Così l’orso deve essere motivo di attrazione turistica, chi vive in montagna deve restare entro determinati ambiti territoriali, privo di difese per le proprie attività, altrimenti è oggetto di calunnie ed esposto al pubblico disprezzo.
L’uomo che vive in città, o nelle valli ma con la testa in città, esige il diritto di avere il suo parco giochi, creato a suo uso e consumo, in cui recarsi nel tempo libero, durante le ferie o nei fine settimana.

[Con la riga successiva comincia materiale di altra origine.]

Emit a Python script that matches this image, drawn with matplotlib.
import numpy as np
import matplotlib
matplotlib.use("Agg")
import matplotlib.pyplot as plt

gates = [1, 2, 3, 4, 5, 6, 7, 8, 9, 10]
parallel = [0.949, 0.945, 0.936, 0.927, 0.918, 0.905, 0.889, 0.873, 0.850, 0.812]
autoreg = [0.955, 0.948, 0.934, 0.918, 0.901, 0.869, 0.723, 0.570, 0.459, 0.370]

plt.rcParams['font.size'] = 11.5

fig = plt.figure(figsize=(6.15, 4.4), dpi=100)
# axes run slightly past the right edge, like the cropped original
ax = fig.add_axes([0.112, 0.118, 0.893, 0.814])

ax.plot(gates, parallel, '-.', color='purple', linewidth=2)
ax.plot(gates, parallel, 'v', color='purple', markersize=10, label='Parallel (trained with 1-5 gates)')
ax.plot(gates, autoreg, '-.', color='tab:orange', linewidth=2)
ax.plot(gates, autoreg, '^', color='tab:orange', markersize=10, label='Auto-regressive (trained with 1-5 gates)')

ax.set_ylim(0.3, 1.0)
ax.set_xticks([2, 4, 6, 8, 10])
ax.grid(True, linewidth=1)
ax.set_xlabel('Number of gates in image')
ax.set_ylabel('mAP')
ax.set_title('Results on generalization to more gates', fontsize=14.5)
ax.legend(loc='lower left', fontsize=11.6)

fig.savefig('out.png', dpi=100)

Ecco quindi che associazioni ambientaliste, esperti di turismo, docenti universitari, sedicenti frequentatori della montagna e soloni di vario genere, si sbizzarriscono a teorizzare il loro concetto di “Paese moderno”. Innescando polemiche ideologiche che nulla hanno a che fare con l’orso e con chi vive in montagna. Perché un conto è frequentare, più o meno saltuariamente la montagna, un altro è vivere la montagna. Mi rendo conto che ai più tale differenza risulti ignota o quantomeno irrilevante dato che numericamente i frequentatori sovrastano gli altri, e dunque si arrogano il diritto di impartire regole di gestione, di calunniare e distruggere da tutti i punti di vista chi non si adegua alle loro logiche. Ma noto tanta ipocrisia e che alla base di tutto c’è una profonda mancanza di rispetto nei confronti di chi vive la montagna e anche nei confronti dell’orso, introdotto dall’uomo, ridotto ad oggetto di consumo in un territorio considerato altrettanto bene di consumo, gestito in base a logiche economicistiche da chi nel territorio non vive o pretende di viverci sfruttandolo per tre mesi per poi distendersi con la pancia al sole non so dove.
Che differenza c’è tra la logica di coloro che imperativamente hanno introdotto l’orso con modalità quantomeno discutibili, le cui conseguenze risultano evidenti a chi ha il buon senso di guardare, creando un apparato che movimenta un bel gruzzolo di denaro (pubblico) e quella di coloro che vogliono ampliare le aree sciistiche distruggendo il patrimonio comune? Che i primi si appellano al ruolo fondamentale dell’orso nell’ecosistema?
Il risultato, con l’apporto di politici e amministratori, è lo stesso: espropriare e impedire la gestione del territorio a coloro che sul territorio vivono 365 giorni all’anno, impedendo l’individuazione di logiche economiche diverse da quelle seguite fin qui e che hanno fatto il loro tempo.
Il tutto con il contorno delle sparate dei sopracitati esperti che, in un’epoca in cui il buon senso è una risorsa in esaurimento, articolano i ragionamenti sostituendolo con i titoli accademici o i più o meno consapevoli tornaconti personali ignorando che “i monti sono maestri muti e fanno discepoli silenziosi”.
O ci si rende conto che uomo e orso hanno almeno pari dignità e si riconosce che l’attività umana è fondamentale se in simbiosi con l’ambiente e gli altri esseri presenti, il che implica anche il diritto di difendersi, o creeremo un luogo falso destinato a morire.